In town, during the Salsa Fest, samples of everybody's famous salsa was being cooked under tents, being
tasted by heat-seeking tourists, and wolfed down by competitive masochists.
The main drag through downtown had an honor guard of vintage and semi-vintage automobiles, and they had their own contest.
The Beer Garden was a Beer Tent on a Beer Lawn, but we remembered that we had an ice chest with us, at the campground, so we retreated under the watchful eye of the Vatican Advanced Technology Telescope to our home away from an adequate shower, hoping that Tank might stop by, but Tank remembered how far it was to the site next door, so we just toasted him.
A nomadic tribe of boy scouts, or future motor home owners, set up camp across the way, behaving much better than any of us can remember our own children having done. When I was a boy scout, the tents did not look like that: they looked like khaki-colored, armored canvas bunkers, and they weighed more than Tank. Not those tanks: Tank next door.
The Pinalenos were still there, and the tail end of our Monsoon Season edged over just to make life pointless for the people at the observatory.
Sixty at night, and ninety during the day. The ice chest hovered just above 32 degrees. I read half a book by Jo Nesbø: Thirst, all the while satisfying mine.

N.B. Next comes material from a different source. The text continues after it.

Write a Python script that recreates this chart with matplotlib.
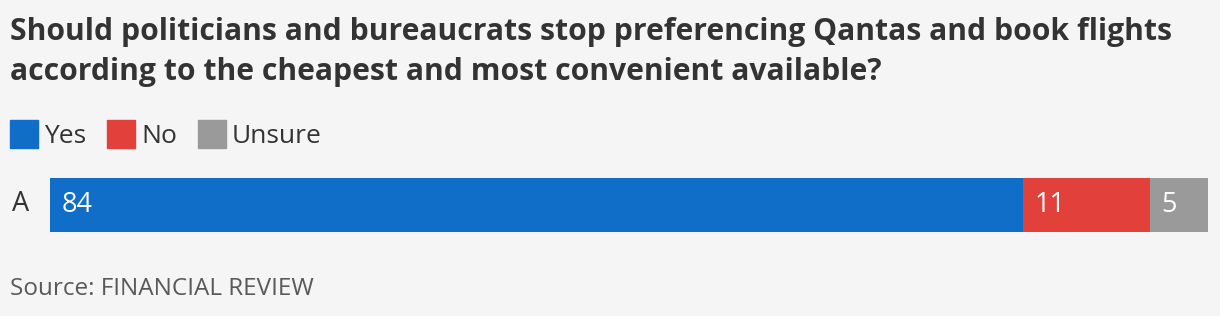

Mari contemplated Roper Lake, created by the natural runoff from the Pinalenos. Water in the Sonora Desert, when there is some, is magical. On a point just across the near end of the lake, families picnicked and swam, grilled and paddled inflatable canoes, making family noises.
We have been in less pleasant places.
On the way home, we stopped at one of Arizona's aspiring vineyards, proving to ourselves that just living next door to some other wine-growing State does not, of itself, make a great winery.
One the other hand, just selling Saguaro Jam, or leveling mountains for the copper and gold in them, does not make for greatness, either, so we bought a few bottles just in case we needed something to make us forget something. Or remember it.